Sebelum kita menjawab itu semua, marilah kita merenung sejenak.
Indonesia merupakan negara dengan jumlah penduduk muslim terbesar di dunia. Lebih dari 200 juta jiwa penduduk muslim tersebar di seantero nusantara. Itu artinya 10% dari jumlah penduduk muslim dunia atau hampir 3% dari jumlah penduduk dunia. Bayangkan jika dari 200 juta jiwa itu, masing-masing dibekali Keimanan yang tinggi dan komitmen yang kuat terhadap agamanya? Bahkan Saudi Arabia sebagai pusat Islam sendiripun tidak dapat menyaingi (penduduk Saudi Arabia hanya 30 juta jiwa).
Kita tidak dapat menutup mata akan keberadaan perang agama dan ideologi di masa kini. Memang perang agama secara fisik usai dengan terbentuknya negara-negara yang berbasis bangsa. Namun perang itu sendiri tak pernah akan mati. Dahulu, kini, akan datang dan hingga akhir zaman. Itu semua tertulis di hampir semua kitab suci. Itu sudah di gariskan oleh Tuhan. Kini perang itu sudah ber mutasi menjadi perang antar ideologi. Yang terlibat bukan hanya ideologi agama tapi sudah melibatkan ideologi-ideologi lain. Disana ada komunis, ada kapitalis, ada demokrasi, ada atheis dan lain-lain. Perang itu tidak hanya melibatkan persenjataan mutakhir, namun juga merambah ke ranah sosial dan budaya.
Apakah itu semua juga terjadi di Indonesia. Ya, itu semua terjadi diseluruh belahan dunia, juga di Indonesia. Kita tidak usah berusaha menolak hal tersebut. Sudah banyak peristiwa dan kejadian yang menjadi bukti keberadaan perang tersebut. Yang perlu digaris bawahi adalah bahwa ini bukan perang antar agama lagi, tapi banyak ideologi yang terlibat didalamnya. Semua saling menunggangi, semua saling berusaha mengambil keuntungan, semua bercampur baur hingga menjadi tidak jelas lagi. Perang antar agama apa dengan apa atau ideologi yang mana dengan yang mana.
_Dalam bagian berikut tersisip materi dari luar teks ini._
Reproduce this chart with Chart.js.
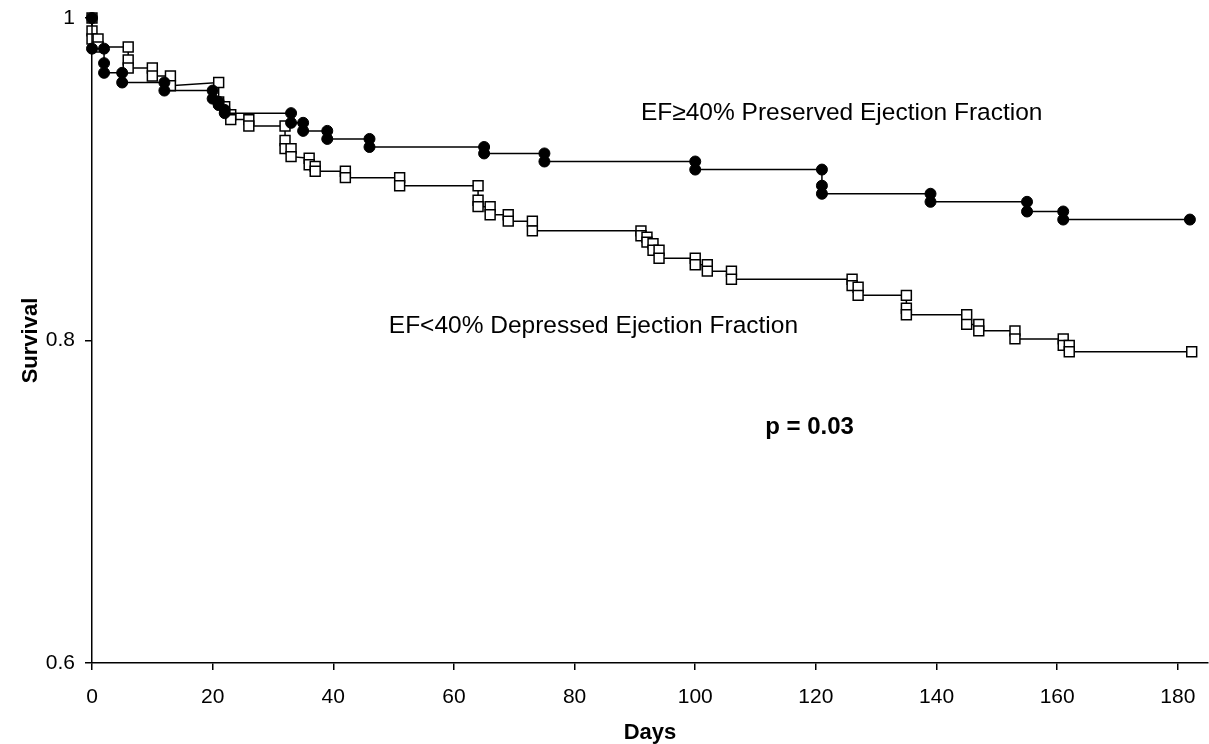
<!DOCTYPE html>
<html>
<head>
<meta charset="utf-8">
<script src="https://cdn.jsdelivr.net/npm/chart.js@4/dist/chart.umd.min.js"></script>
<style>
  html, body { margin: 0; padding: 0; background: #fff; }
  #wrap { width: 1209px; height: 744px; position: relative; }
</style>
</head>
<body>
<div id="wrap"><canvas id="chart"></canvas></div>
<script>
// EF >= 40% (preserved) - step vertices as plotted
const prDays = [0, 0, 2, 2, 2, 5, 5, 12, 12, 20, 20, 21, 21, 22, 22, 33, 33, 35, 35, 39, 39, 46, 46, 65, 65, 75, 75, 100, 100, 121, 121, 121, 139, 139, 155, 155, 161, 161, 182];
const prSurv = [1, 0.981, 0.981, 0.972, 0.966, 0.966, 0.960, 0.960, 0.955, 0.955, 0.950, 0.948, 0.946, 0.943, 0.941, 0.941, 0.935, 0.935, 0.930, 0.930, 0.925, 0.925, 0.920, 0.920, 0.916, 0.916, 0.911, 0.911, 0.906, 0.906, 0.896, 0.891, 0.891, 0.886, 0.886, 0.880, 0.880, 0.875, 0.875];

// EF < 40% (depressed)
const dpDays = [0, 0, 0, 1, 1, 6, 6, 6, 10, 10, 13, 13, 21, 21, 22, 23, 23, 26, 26, 32, 32, 32, 33, 33, 36, 36, 37, 37, 42, 42, 51, 51, 64, 64, 64, 66, 66, 69, 69, 73, 73, 91, 91, 92, 92, 93, 93, 94, 94, 100, 100, 102, 102, 106, 106, 126, 126, 127, 127, 135, 135, 135, 145, 145, 147, 147, 153, 153, 161, 161, 162, 162, 182.3];
const dpSurv = [1, 0.992, 0.987, 0.987, 0.982, 0.982, 0.974, 0.969, 0.969, 0.964, 0.964, 0.958, 0.960, 0.948, 0.945, 0.940, 0.937, 0.937, 0.933, 0.933, 0.924, 0.919, 0.919, 0.914, 0.913, 0.909, 0.908, 0.905, 0.905, 0.901, 0.901, 0.896, 0.896, 0.887, 0.883, 0.883, 0.878, 0.878, 0.874, 0.874, 0.868, 0.868, 0.865, 0.864, 0.861, 0.860, 0.856, 0.856, 0.851, 0.851, 0.847, 0.847, 0.843, 0.843, 0.838, 0.838, 0.834, 0.833, 0.828, 0.828, 0.820, 0.816, 0.816, 0.810, 0.810, 0.806, 0.806, 0.801, 0.801, 0.797, 0.797, 0.793, 0.793];

const xTicks = [0, 20, 40, 60, 80, 100, 120, 140, 160, 180];
const yTicks = [0.6, 0.8, 1];

// text notes placed in data units
const notes = [
  { text: 'EF\u226540% Preserved Ejection Fraction', day: 91, surv: 0.941, bold: false, size: 24.5 },
  { text: 'EF<40% Depressed Ejection Fraction', day: 49.2, surv: 0.809, bold: false, size: 24.5 },
  { text: 'p = 0.03', day: 111.6, surv: 0.746, bold: true, size: 24 }
];

const toPts = (xs, ys) => xs.map((d, i) => ({ x: d, y: ys[i] }));

const notesPlugin = {
  id: 'notes',
  afterDatasetsDraw(chart) {
    const ctx = chart.ctx;
    const xs = chart.scales.x, ys = chart.scales.y;
    ctx.save();
    ctx.fillStyle = '#000';
    ctx.textAlign = 'left';
    ctx.textBaseline = 'middle';
    notes.forEach(n => {
      ctx.font = (n.bold ? 'bold ' : '') + n.size + 'px "Liberation Sans", Arial, sans-serif';
      ctx.fillText(n.text, xs.getPixelForValue(n.day), ys.getPixelForValue(n.surv));
    });
    ctx.restore();
  }
};

const axisFont = { family: '"Liberation Sans", Arial, sans-serif', size: 21 };
const titleFont = { family: '"Liberation Sans", Arial, sans-serif', size: 22, weight: 'bold', lineHeight: 1 };

new Chart(document.getElementById('chart').getContext('2d'), {
  type: 'scatter',
  data: {
    datasets: [
      {
        label: 'EF>=40%',
        data: toPts(prDays, prSurv),
        showLine: true,
        borderColor: '#000',
        borderWidth: 1.5,
        pointStyle: 'circle',
        pointRadius: 5.5,
        pointBackgroundColor: '#000',
        pointBorderColor: '#000',
        pointBorderWidth: 1,
        clip: false
      },
      {
        label: 'EF<40%',
        data: toPts(dpDays, dpSurv),
        showLine: true,
        borderColor: '#000',
        borderWidth: 1.5,
        pointStyle: 'rect',
        pointRadius: 7,
        pointBackgroundColor: '#fff',
        pointBorderColor: '#000',
        pointBorderWidth: 1.5,
        clip: false
      }
    ]
  },
  options: {
    responsive: true,
    maintainAspectRatio: false,
    animation: false,
    layout: { autoPadding: false, padding: { top: 18, right: 1, left: 0, bottom: 0 } },
    plugins: { legend: { display: false }, tooltip: { enabled: false } },
    scales: {
      x: {
        type: 'linear',
        min: 0,
        max: 185,
        afterBuildTicks: s => { s.ticks = xTicks.map(v => ({ value: v })); },
        afterFit: s => { s.height = 81; s.paddingLeft = 0; s.paddingRight = 0; },
        grid: { drawOnChartArea: false, drawTicks: true, tickLength: 7, color: '#000', lineWidth: 1.5 },
        border: { display: true, color: '#000', width: 1.5 },
        ticks: { color: '#000', font: axisFont, padding: 15, maxRotation: 0 },
        title: { display: true, text: 'Days', color: '#000', font: titleFont, padding: { top: 0, bottom: 0 } }
      },
      y: {
        type: 'linear',
        min: 0.6,
        max: 1,
        afterBuildTicks: s => { s.ticks = yTicks.map(v => ({ value: v })); },
        afterFit: s => { s.width = 92; s.paddingTop = 0; s.paddingBottom = 0; },
        grid: { drawOnChartArea: false, drawTicks: true, tickLength: 7, color: '#000', lineWidth: 1.5 },
        border: { display: true, color: '#000', width: 1.5 },
        ticks: { color: '#000', font: axisFont, padding: 10, callback: v => String(Math.round(v * 10) / 10) },
        title: { display: true, text: 'Survival', color: '#000', font: titleFont, padding: { top: 20, bottom: 0 } }
      }
    }
  },
  plugins: [notesPlugin]
});
</script>
</body>
</html>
Indonesia dengan kekayaan alam yang melimpah luar biasa, merupakan magnet yang menarik semua ideologi untuk bertarung memperebutkan kekuasaan atas kekayaan tersebut. Dan kebetulan penduduk terbesar di kawasan ini adalah umat Islam. Maka jadilah umat ini objek untuk dikuasai. Objek untuk dilemahkan. Objek untuk di perdaya. Siapa yang bisa menguasai umat ini, dialah yang menguasai kekayaan tersebut. Ini terjadi tidak hanya masa kini, namun jauh berabad-abad yang lalu. Mulai dari penjajahan Belanda, Jepang hingga Inggris. Its a matter of business. Ideologi uang. Ideologi yang lain ikut menunggangi.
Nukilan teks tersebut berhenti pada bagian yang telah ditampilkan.